Directions for this task:
Omit all images. Transcribe the rest of the material below exactly.

━━━━━━━━━━━━━━━━━━━━━━━━━━━━━━

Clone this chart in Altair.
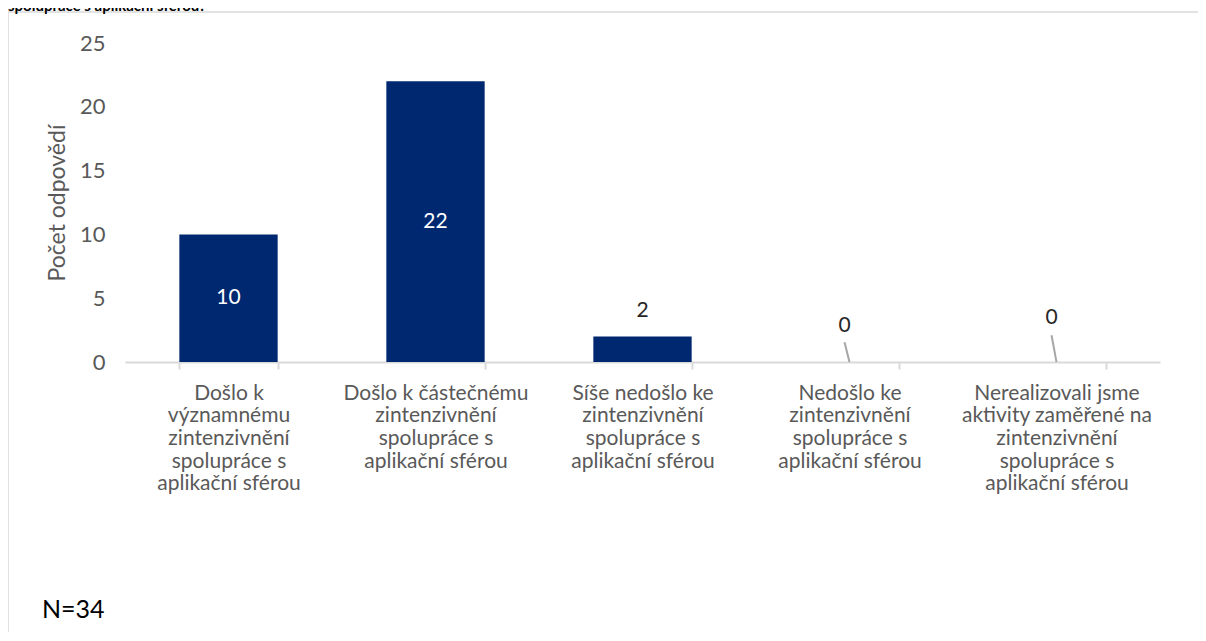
import altair as alt
import pandas as pd

categories = [
    "Došlo k|významnému|zintenzivnění|spolupráce s|aplikační sférou",
    "Došlo k částečnému|zintenzivnění|spolupráce s|aplikační sférou",
    "Síše nedošlo ke|zintenzivnění|spolupráce s|aplikační sférou",
    "Nedošlo ke|zintenzivnění|spolupráce s|aplikační sférou",
    "Nerealizovali jsme|aktivity zaměřené na|zintenzivnění|spolupráce s|aplikační sférou",
]
values = [10, 22, 2, 0, 0]
# label placement style: inside / above / callout
label_pos = ["inside", "inside", "above", "callout", "callout"]
callout_label_y = [0, 0, 0, 2.8, 3.45]
callout_line_top = [0, 0, 0, 1.55, 2.1]

title_text = "spolupráce s aplikační sférou?"
note_text = "N=34"

df = pd.DataFrame({
    "cat": categories,
    "value": values,
    "pos": label_pos,
    "ly": callout_label_y,
    "lt": callout_line_top,
})

FONT = "Lato"
W, H = 1035, 319
YSCALE = alt.Scale(domain=[0, 25], nice=False, zero=True)

x = alt.X("cat:N", sort=categories, title=None,
          scale=alt.Scale(paddingInner=0.525, paddingOuter=0.2625),
          axis=alt.Axis(labelExpr="split(datum.label, '|')", labelAngle=0,
                        labelFontSize=21, labelColor="#595959", labelFont=FONT,
                        labelLineHeight=22.7, labelPadding=13, labelLimit=300,
                        domainColor="#d9d9d9", domainWidth=2,
                        tickColor="#d9d9d9", tickWidth=2, tickSize=7,
                        tickBand="extent"))
y = alt.Y("value:Q", title="Počet odpovědí", scale=YSCALE,
          axis=alt.Axis(values=[0, 5, 10, 15, 20, 25], grid=False, domain=False,
                        ticks=False, labelFontSize=22, labelColor="#595959",
                        labelFont=FONT, labelPadding=20, titleFontSize=23,
                        titleColor="#595959", titleFont=FONT, titleFontWeight="normal",
                        titlePadding=10))

xc = alt.X("cat:N", sort=categories)
base = alt.Chart(df)

bars = base.mark_bar(color="#002870").encode(x=x, y=y)

inside = base.transform_filter("datum.pos == 'inside'").transform_calculate(
    mid="datum.value / 2").mark_text(
    color="white", fontSize=21, font=FONT).encode(
    x=xc, y=alt.Y("mid:Q", scale=YSCALE), text=alt.Text("value:Q"))

above = base.transform_filter("datum.pos == 'above'").mark_text(
    color="#262626", fontSize=21, font=FONT, baseline="bottom", dy=-15).encode(
    x=xc, y=alt.Y("value:Q", scale=YSCALE), text=alt.Text("value:Q"))

callout_text = base.transform_filter("datum.pos == 'callout'").mark_text(
    color="#262626", fontSize=21, font=FONT, dx=-5).encode(
    x=xc, y=alt.Y("ly:Q", scale=YSCALE), text=alt.Text("value:Q"))

callout_line = base.transform_filter("datum.pos == 'callout'").mark_rule(
    color="#a6a6a6", strokeWidth=2, x2Offset=-5).encode(
    x=xc, x2=alt.X2("cat:N"),
    y=alt.Y("value:Q", scale=YSCALE), y2=alt.Y2("lt:Q"))

frame = alt.Chart(pd.DataFrame({"k": [0]})).mark_rect(
    fill=None, stroke="#d9d9d9", strokeWidth=1.5).encode(
    x=alt.value(-117), x2=alt.value(W + 80), y=alt.value(-31), y2=alt.value(H + 300))

title = alt.Chart(pd.DataFrame({"t": [title_text]})).mark_text(
    align="left", baseline="alphabetic", fontSize=15, fontWeight="bold",
    font=FONT, color="black").encode(
    text="t:N", x=alt.value(-117), y=alt.value(-32))

note = alt.Chart(pd.DataFrame({"t": [note_text]})).mark_text(
    align="left", baseline="middle", fontSize=25, font=FONT,
    color="black").encode(text="t:N", x=alt.value(-83), y=alt.value(567))

chart = alt.layer(frame, bars, inside, above, callout_line, callout_text, title, note).properties(
    width=W, height=H,
    autosize=alt.AutoSizeParams(type="none"),
    padding={"left": 117, "top": 35, "right": 38, "bottom": 270},
).configure_view(stroke=None)

chart.save("out.html", embed_options={"renderer": "svg", "actions": False})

━━━━━━━━━━━━━━━━━━━━━━━━━━━━━━

Final result:
Clone this chart in Altair.
import altair as alt
import pandas as pd

categories = [
    "Došlo k|významnému|zintenzivnění|spolupráce s|aplikační sférou",
    "Došlo k částečnému|zintenzivnění|spolupráce s|aplikační sférou",
    "Síše nedošlo ke|zintenzivnění|spolupráce s|aplikační sférou",
    "Nedošlo ke|zintenzivnění|spolupráce s|aplikační sférou",
    "Nerealizovali jsme|aktivity zaměřené na|zintenzivnění|spolupráce s|aplikační sférou",
]
values = [10, 22, 2, 0, 0]
# label placement style: inside / above / callout
label_pos = ["inside", "inside", "above", "callout", "callout"]
callout_label_y = [0, 0, 0, 2.8, 3.45]
callout_line_top = [0, 0, 0, 1.55, 2.1]

title_text = "spolupráce s aplikační sférou?"
note_text = "N=34"

df = pd.DataFrame({
    "cat": categories,
    "value": values,
    "pos": label_pos,
    "ly": callout_label_y,
    "lt": callout_line_top,
})

FONT = "Lato"
W, H = 1035, 319
YSCALE = alt.Scale(domain=[0, 25], nice=False, zero=True)

x = alt.X("cat:N", sort=categories, title=None,
          scale=alt.Scale(paddingInner=0.525, paddingOuter=0.2625),
          axis=alt.Axis(labelExpr="split(datum.label, '|')", labelAngle=0,
                        labelFontSize=21, labelColor="#595959", labelFont=FONT,
                        labelLineHeight=22.7, labelPadding=13, labelLimit=300,
                        domainColor="#d9d9d9", domainWidth=2,
                        tickColor="#d9d9d9", tickWidth=2, tickSize=7,
                        tickBand="extent"))
y = alt.Y("value:Q", title="Počet odpovědí", scale=YSCALE,
          axis=alt.Axis(values=[0, 5, 10, 15, 20, 25], grid=False, domain=False,
                        ticks=False, labelFontSize=22, labelColor="#595959",
                        labelFont=FONT, labelPadding=20, titleFontSize=23,
                        titleColor="#595959", titleFont=FONT, titleFontWeight="normal",
                        titlePadding=10))

xc = alt.X("cat:N", sort=categories)
base = alt.Chart(df)

bars = base.mark_bar(color="#002870").encode(x=x, y=y)

inside = base.transform_filter("datum.pos == 'inside'").transform_calculate(
    mid="datum.value / 2").mark_text(
    color="white", fontSize=21, font=FONT).encode(
    x=xc, y=alt.Y("mid:Q", scale=YSCALE), text=alt.Text("value:Q"))

above = base.transform_filter("datum.pos == 'above'").mark_text(
    color="#262626", fontSize=21, font=FONT, baseline="bottom", dy=-15).encode(
    x=xc, y=alt.Y("value:Q", scale=YSCALE), text=alt.Text("value:Q"))

callout_text = base.transform_filter("datum.pos == 'callout'").mark_text(
    color="#262626", fontSize=21, font=FONT, dx=-5).encode(
    x=xc, y=alt.Y("ly:Q", scale=YSCALE), text=alt.Text("value:Q"))

callout_line = base.transform_filter("datum.pos == 'callout'").mark_rule(
    color="#a6a6a6", strokeWidth=2, x2Offset=-5).encode(
    x=xc, x2=alt.X2("cat:N"),
    y=alt.Y("value:Q", scale=YSCALE), y2=alt.Y2("lt:Q"))

frame = alt.Chart(pd.DataFrame({"k": [0]})).mark_rect(
    fill=None, stroke="#d9d9d9", strokeWidth=1.5).encode(
    x=alt.value(-117), x2=alt.value(W + 80), y=alt.value(-31), y2=alt.value(H + 300))

title = alt.Chart(pd.DataFrame({"t": [title_text]})).mark_text(
    align="left", baseline="alphabetic", fontSize=15, fontWeight="bold",
    font=FONT, color="black").encode(
    text="t:N", x=alt.value(-117), y=alt.value(-32))

note = alt.Chart(pd.DataFrame({"t": [note_text]})).mark_text(
    align="left", baseline="middle", fontSize=25, font=FONT,
    color="black").encode(text="t:N", x=alt.value(-83), y=alt.value(567))

chart = alt.layer(frame, bars, inside, above, callout_line, callout_text, title, note).properties(
    width=W, height=H,
    autosize=alt.AutoSizeParams(type="none"),
    padding={"left": 117, "top": 35, "right": 38, "bottom": 270},
).configure_view(stroke=None)

chart.save("out.html", embed_options={"renderer": "svg", "actions": False})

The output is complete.